Written instruction: Images should be left out, and everything else in the listing reproduced exactly.

Given information:
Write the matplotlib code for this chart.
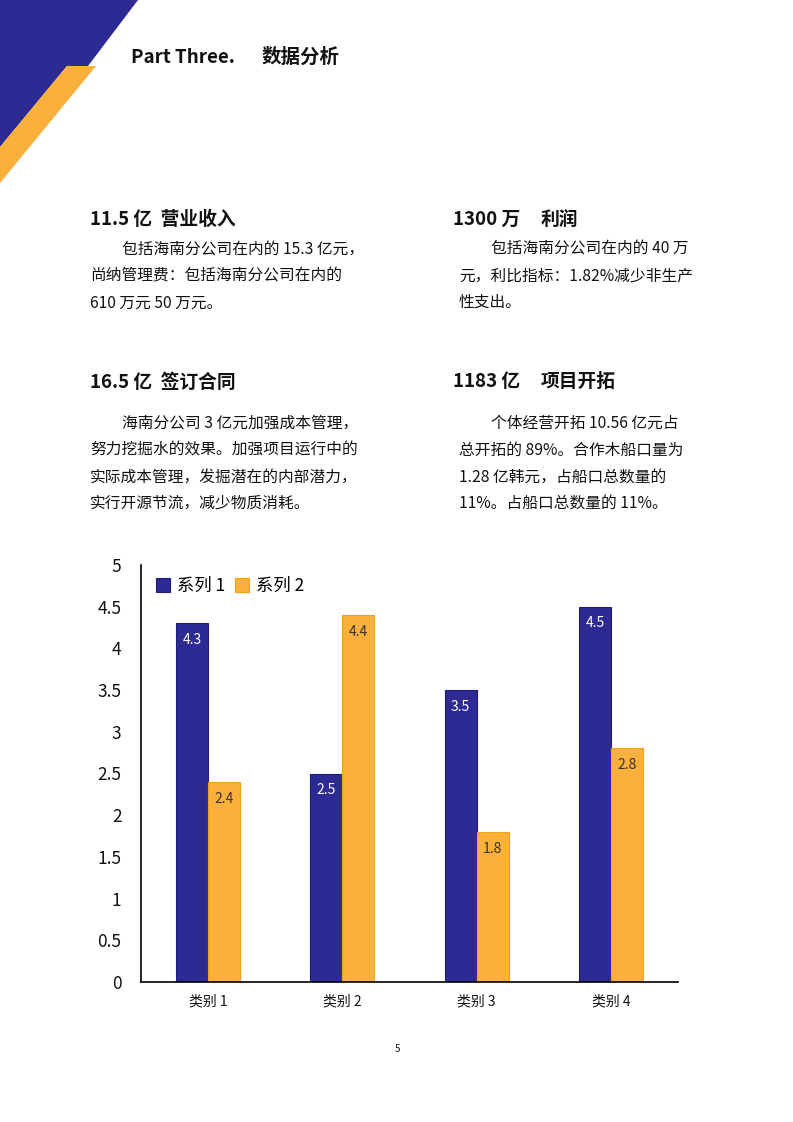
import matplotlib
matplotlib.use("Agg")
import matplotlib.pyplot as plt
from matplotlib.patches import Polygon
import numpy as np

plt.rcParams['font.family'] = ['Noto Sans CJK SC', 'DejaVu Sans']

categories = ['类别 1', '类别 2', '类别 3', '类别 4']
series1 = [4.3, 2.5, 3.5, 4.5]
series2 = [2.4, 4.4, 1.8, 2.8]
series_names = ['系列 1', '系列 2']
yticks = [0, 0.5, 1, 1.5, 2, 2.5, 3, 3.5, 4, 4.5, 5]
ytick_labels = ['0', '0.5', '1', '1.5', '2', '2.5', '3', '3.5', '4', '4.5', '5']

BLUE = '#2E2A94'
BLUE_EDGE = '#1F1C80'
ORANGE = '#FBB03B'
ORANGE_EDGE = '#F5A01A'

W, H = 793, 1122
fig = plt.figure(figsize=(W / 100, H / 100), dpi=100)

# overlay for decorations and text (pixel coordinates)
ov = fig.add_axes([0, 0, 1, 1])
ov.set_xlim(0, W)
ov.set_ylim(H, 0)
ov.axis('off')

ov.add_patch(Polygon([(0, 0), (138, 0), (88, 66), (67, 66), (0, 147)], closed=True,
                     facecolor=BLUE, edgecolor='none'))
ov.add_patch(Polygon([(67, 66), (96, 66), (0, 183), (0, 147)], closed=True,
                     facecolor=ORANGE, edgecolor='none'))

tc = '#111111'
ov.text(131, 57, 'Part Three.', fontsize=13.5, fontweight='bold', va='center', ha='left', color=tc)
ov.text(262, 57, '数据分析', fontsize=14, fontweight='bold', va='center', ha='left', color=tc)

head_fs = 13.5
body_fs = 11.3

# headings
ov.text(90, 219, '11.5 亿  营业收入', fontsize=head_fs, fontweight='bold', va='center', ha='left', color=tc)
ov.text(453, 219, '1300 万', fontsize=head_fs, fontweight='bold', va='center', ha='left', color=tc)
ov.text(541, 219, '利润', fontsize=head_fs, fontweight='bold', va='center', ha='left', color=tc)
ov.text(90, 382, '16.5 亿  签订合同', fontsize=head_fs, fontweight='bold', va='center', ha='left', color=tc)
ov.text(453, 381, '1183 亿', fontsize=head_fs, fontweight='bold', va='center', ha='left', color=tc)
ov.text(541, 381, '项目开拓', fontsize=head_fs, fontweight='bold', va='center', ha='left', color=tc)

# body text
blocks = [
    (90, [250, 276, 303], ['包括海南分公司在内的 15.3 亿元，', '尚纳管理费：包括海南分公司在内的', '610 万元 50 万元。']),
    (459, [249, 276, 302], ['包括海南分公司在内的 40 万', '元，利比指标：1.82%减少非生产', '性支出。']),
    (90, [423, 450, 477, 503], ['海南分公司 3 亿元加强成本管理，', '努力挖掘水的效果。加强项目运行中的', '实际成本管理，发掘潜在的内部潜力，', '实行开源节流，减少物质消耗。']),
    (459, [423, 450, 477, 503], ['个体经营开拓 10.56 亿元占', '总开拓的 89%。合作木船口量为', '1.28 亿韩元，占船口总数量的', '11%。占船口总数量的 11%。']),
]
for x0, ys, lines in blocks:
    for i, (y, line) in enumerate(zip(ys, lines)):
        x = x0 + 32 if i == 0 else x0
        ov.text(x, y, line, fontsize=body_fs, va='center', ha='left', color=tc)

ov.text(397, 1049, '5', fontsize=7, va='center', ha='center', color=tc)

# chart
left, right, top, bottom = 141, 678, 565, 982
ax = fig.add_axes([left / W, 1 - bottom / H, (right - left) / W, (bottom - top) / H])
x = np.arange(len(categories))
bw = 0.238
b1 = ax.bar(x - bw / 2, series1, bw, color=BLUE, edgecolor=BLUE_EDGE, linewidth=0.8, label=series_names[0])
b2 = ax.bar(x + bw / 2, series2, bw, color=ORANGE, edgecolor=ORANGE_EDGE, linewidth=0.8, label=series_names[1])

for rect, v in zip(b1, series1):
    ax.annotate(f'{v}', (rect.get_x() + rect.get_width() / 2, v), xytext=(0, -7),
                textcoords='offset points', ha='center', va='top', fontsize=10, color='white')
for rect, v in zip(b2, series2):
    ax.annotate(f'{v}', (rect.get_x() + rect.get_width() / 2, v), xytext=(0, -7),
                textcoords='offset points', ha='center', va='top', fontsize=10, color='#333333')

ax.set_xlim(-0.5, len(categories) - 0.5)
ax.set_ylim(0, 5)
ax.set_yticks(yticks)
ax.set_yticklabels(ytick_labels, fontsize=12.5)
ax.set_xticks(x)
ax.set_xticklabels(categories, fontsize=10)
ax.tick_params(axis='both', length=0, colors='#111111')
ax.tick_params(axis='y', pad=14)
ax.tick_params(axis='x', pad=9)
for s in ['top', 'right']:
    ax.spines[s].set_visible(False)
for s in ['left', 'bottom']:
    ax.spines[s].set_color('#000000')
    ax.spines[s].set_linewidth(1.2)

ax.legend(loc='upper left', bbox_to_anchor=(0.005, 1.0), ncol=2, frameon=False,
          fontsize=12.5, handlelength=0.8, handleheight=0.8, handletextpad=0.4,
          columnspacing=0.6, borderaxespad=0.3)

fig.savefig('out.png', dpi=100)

Response below:
Write the matplotlib code for this chart.
import matplotlib
matplotlib.use("Agg")
import matplotlib.pyplot as plt
from matplotlib.patches import Polygon
import numpy as np

plt.rcParams['font.family'] = ['Noto Sans CJK SC', 'DejaVu Sans']

categories = ['类别 1', '类别 2', '类别 3', '类别 4']
series1 = [4.3, 2.5, 3.5, 4.5]
series2 = [2.4, 4.4, 1.8, 2.8]
series_names = ['系列 1', '系列 2']
yticks = [0, 0.5, 1, 1.5, 2, 2.5, 3, 3.5, 4, 4.5, 5]
ytick_labels = ['0', '0.5', '1', '1.5', '2', '2.5', '3', '3.5', '4', '4.5', '5']

BLUE = '#2E2A94'
BLUE_EDGE = '#1F1C80'
ORANGE = '#FBB03B'
ORANGE_EDGE = '#F5A01A'

W, H = 793, 1122
fig = plt.figure(figsize=(W / 100, H / 100), dpi=100)

# overlay for decorations and text (pixel coordinates)
ov = fig.add_axes([0, 0, 1, 1])
ov.set_xlim(0, W)
ov.set_ylim(H, 0)
ov.axis('off')

ov.add_patch(Polygon([(0, 0), (138, 0), (88, 66), (67, 66), (0, 147)], closed=True,
                     facecolor=BLUE, edgecolor='none'))
ov.add_patch(Polygon([(67, 66), (96, 66), (0, 183), (0, 147)], closed=True,
                     facecolor=ORANGE, edgecolor='none'))

tc = '#111111'
ov.text(131, 57, 'Part Three.', fontsize=13.5, fontweight='bold', va='center', ha='left', color=tc)
ov.text(262, 57, '数据分析', fontsize=14, fontweight='bold', va='center', ha='left', color=tc)

head_fs = 13.5
body_fs = 11.3

# headings
ov.text(90, 219, '11.5 亿  营业收入', fontsize=head_fs, fontweight='bold', va='center', ha='left', color=tc)
ov.text(453, 219, '1300 万', fontsize=head_fs, fontweight='bold', va='center', ha='left', color=tc)
ov.text(541, 219, '利润', fontsize=head_fs, fontweight='bold', va='center', ha='left', color=tc)
ov.text(90, 382, '16.5 亿  签订合同', fontsize=head_fs, fontweight='bold', va='center', ha='left', color=tc)
ov.text(453, 381, '1183 亿', fontsize=head_fs, fontweight='bold', va='center', ha='left', color=tc)
ov.text(541, 381, '项目开拓', fontsize=head_fs, fontweight='bold', va='center', ha='left', color=tc)

# body text
blocks = [
    (90, [250, 276, 303], ['包括海南分公司在内的 15.3 亿元，', '尚纳管理费：包括海南分公司在内的', '610 万元 50 万元。']),
    (459, [249, 276, 302], ['包括海南分公司在内的 40 万', '元，利比指标：1.82%减少非生产', '性支出。']),
    (90, [423, 450, 477, 503], ['海南分公司 3 亿元加强成本管理，', '努力挖掘水的效果。加强项目运行中的', '实际成本管理，发掘潜在的内部潜力，', '实行开源节流，减少物质消耗。']),
    (459, [423, 450, 477, 503], ['个体经营开拓 10.56 亿元占', '总开拓的 89%。合作木船口量为', '1.28 亿韩元，占船口总数量的', '11%。占船口总数量的 11%。']),
]
for x0, ys, lines in blocks:
    for i, (y, line) in enumerate(zip(ys, lines)):
        x = x0 + 32 if i == 0 else x0
        ov.text(x, y, line, fontsize=body_fs, va='center', ha='left', color=tc)

ov.text(397, 1049, '5', fontsize=7, va='center', ha='center', color=tc)

# chart
left, right, top, bottom = 141, 678, 565, 982
ax = fig.add_axes([left / W, 1 - bottom / H, (right - left) / W, (bottom - top) / H])
x = np.arange(len(categories))
bw = 0.238
b1 = ax.bar(x - bw / 2, series1, bw, color=BLUE, edgecolor=BLUE_EDGE, linewidth=0.8, label=series_names[0])
b2 = ax.bar(x + bw / 2, series2, bw, color=ORANGE, edgecolor=ORANGE_EDGE, linewidth=0.8, label=series_names[1])

for rect, v in zip(b1, series1):
    ax.annotate(f'{v}', (rect.get_x() + rect.get_width() / 2, v), xytext=(0, -7),
                textcoords='offset points', ha='center', va='top', fontsize=10, color='white')
for rect, v in zip(b2, series2):
    ax.annotate(f'{v}', (rect.get_x() + rect.get_width() / 2, v), xytext=(0, -7),
                textcoords='offset points', ha='center', va='top', fontsize=10, color='#333333')

ax.set_xlim(-0.5, len(categories) - 0.5)
ax.set_ylim(0, 5)
ax.set_yticks(yticks)
ax.set_yticklabels(ytick_labels, fontsize=12.5)
ax.set_xticks(x)
ax.set_xticklabels(categories, fontsize=10)
ax.tick_params(axis='both', length=0, colors='#111111')
ax.tick_params(axis='y', pad=14)
ax.tick_params(axis='x', pad=9)
for s in ['top', 'right']:
    ax.spines[s].set_visible(False)
for s in ['left', 'bottom']:
    ax.spines[s].set_color('#000000')
    ax.spines[s].set_linewidth(1.2)

ax.legend(loc='upper left', bbox_to_anchor=(0.005, 1.0), ncol=2, frameon=False,
          fontsize=12.5, handlelength=0.8, handleheight=0.8, handletextpad=0.4,
          columnspacing=0.6, borderaxespad=0.3)

fig.savefig('out.png', dpi=100)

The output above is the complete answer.